Harold Hughes - Pres., CEO
I guess it depends upon how you determine "big". This is a unique time. There are many, if you will, distressed companies which have what we think to be valuable technology that compliments not only our existing patent positions but will allow us to, if you will, branch out into related areas. I have spoke previously about the wireless area. So far as we can do these deals with relatively small amounts of money, we obviously will. But also as we discussed during the raising of the money, we are looking at some relatively large deals, relatively large for a Company of Rambus' size. But having said all that, we believe that $0.5 billion in cash we have right now will not be, should we say, significantly cut back to the point that we would be nervous. We do feel real comfortable and I think one of the reasons that we got interested in raising the money was not only to pay off the maturing debt, but simply to take advantage of the distressed situation on the part of many companies.
Hamed Khorsand - Analyst
Okay. When you say "relatively large" are we talking about possibly your cash balance eroding by $100 million, $200 million? Are you looking at all options?
Harold Hughes - Pres., CEO
Those are very large numbers. Let's put it that way. We are a relatively small Company undertaking a pretty difficult task here. Our cash is very important to us. We've made it a focus. We can never be in a position where the other side believes that we could run out of cash and would be forced to negotiation from a position of weakness. That applies not only to our willingness to raise new money but to the extent to which we would spend that money on acquisitions.
Hamed Khorsand - Analyst
Okay. Thank you.
Harold Hughes - Pres., CEO
Sure.
Operator
We'll now go to [Phillip Zaire] with [Agorsum] Capital.
Phillip Zaire - Analyst
Yes. Good afternoon. I have a couple of questions for Tom.
Tom Lavelle - SVP, General Counsel
Alright.
Harold Hughes - Pres., CEO
As usual, Tom is popular.
Tom Lavelle - SVP, General Counsel
Go ahead. I'm here.
Phillip Zaire - Analyst
Regarding the earlier question on the possibility of the defendants in the antitrust case going bankrupt, can you comment on liability of the systems companies if their DRAM supplier went bankrupt?

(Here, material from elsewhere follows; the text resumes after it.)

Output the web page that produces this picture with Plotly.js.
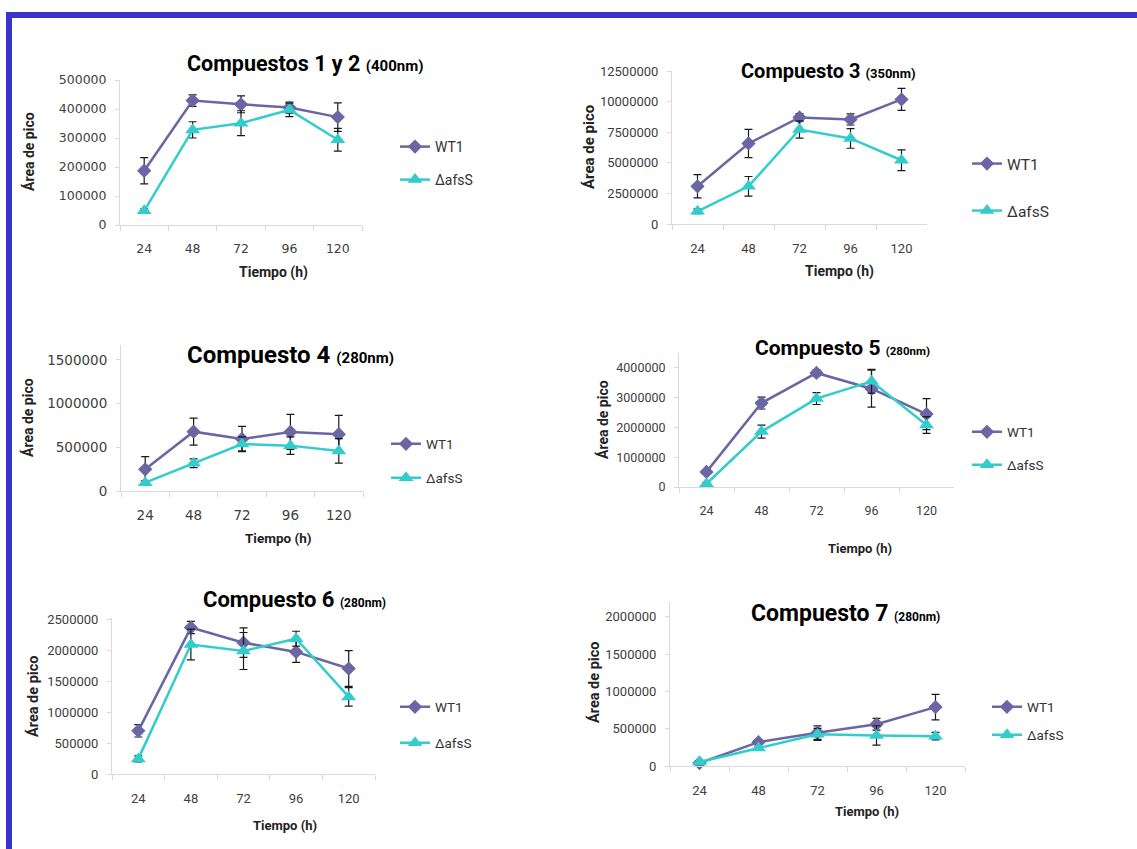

Tom Lavelle - SVP, General Counsel
Let me just make sure I'm understanding what you're asking. Are you asking whether a system Company would take over the liability of its DRAM supplier under a price-fixing case? Is that what you're asking?
Phillip Zaire - Analyst
Or actually any one of the cases, if any one of the DRAM suppliers went bankrupt.
Tom Lavelle - SVP, General Counsel
Let me just stay with the antitrust question. The answer to the antitrust question is simply "No". Only the defendants in an antitrust case or a torte-like case would have liability. So, were one of the existing defendants to unfortunately declare bankruptcy which, again, I'm not predicting at all and I don't have any reason to believe that's going to happen. But were they to do that, the remaining liability would be with the remaining defendants in the case, not with anybody else.
As to -- you asked a more expansive question and that is what if one of the DRAM defendants went out of business, went bankrupt or whatever with a liability for patent infringement? The patent law is very different in the sense that infringement can occur by either the person that manufactures and sells it or by somebody who actually uses an infringing part. So, theoretically, anybody using infringing parts can be found to be infringing the patents. We have not made those claims. Our claims are focused on the designer-manufacturers, and that's our hope and belief that that's how we go forward and that's what all of our cases are about.
Phillip Zaire - Analyst
My other question is regarding the EU's proposed framework, how does one reconcile the proposed royalty rate of, say, 1% to 1.5% with the compulsory royalty rate of 4.25% that Hynix entered into?
Tom Lavelle - SVP, General Counsel
They're different, obviously. One is ordered by a court in the U.S. addressing infringements involving the U.S. infringements. That would be Judge Whyte's rates in that case. The other is an agreed upon proposal to enter into a patent license agreement with a large variety of companies on a worldwide basis not limited to the U.S.
Phillip Zaire - Analyst
I realize that. So, in the United States then, let's just say for the rest of 2009 through April 2010, then what would be the royalty rate then for Hynix?
Harold Hughes - Pres., CEO
It's the compulsory rate. That's what they've been ordered to pay.
Phillip Zaire - Analyst
Very good.
Harold Hughes - Pres., CEO
But again those are U.S. infringements by Hynix that are affected by the order in the Hynix patent infringement case.
Phillip Zaire - Analyst
So, Hynix could conceivably, if they participate in the EU framework, then they would pay the lower rate outside of the United States, correct?
Harold Hughes - Pres., CEO
No. They would get to pay the total rate worldwide for all of the effected products going forward. It wouldn't in any way effect the $400 million judgment that's already been entered --
Phillip Zaire - Analyst
Yes. That I realized. I just meant going forward.
Harold Hughes - Pres., CEO
Yes. Going forward, they theoretically could enter into a worldwide license agreement with us assuming this goes forward and I think it probably will. They could take that forward-looking rate as their forward-looking settlement.
Phillip Zaire - Analyst
Very good. Thank you.
Operator
And that's all the questions we have that we have at this time. I will turn things back to Harold Hughes for additional or closing remarks.
Harold Hughes - Pres., CEO
Thank you, Operator. As stated in our opening remarks, we're on the right track with some long-awaited legal events just a few months away. As always, we appreciate the patience and support of our shareholders. We look forward to talk to you soon. Thank you.
Satish Rishi - SVP, Finance, CFO
Thank you.
Tom Lavelle - SVP, General Counsel
Thank you.
Sharon Holt - SVP, Licensing, Marketing
Thank you.
Operator
Ladies and gentlemen, that does conclude our conference for today. Thank you for your participation.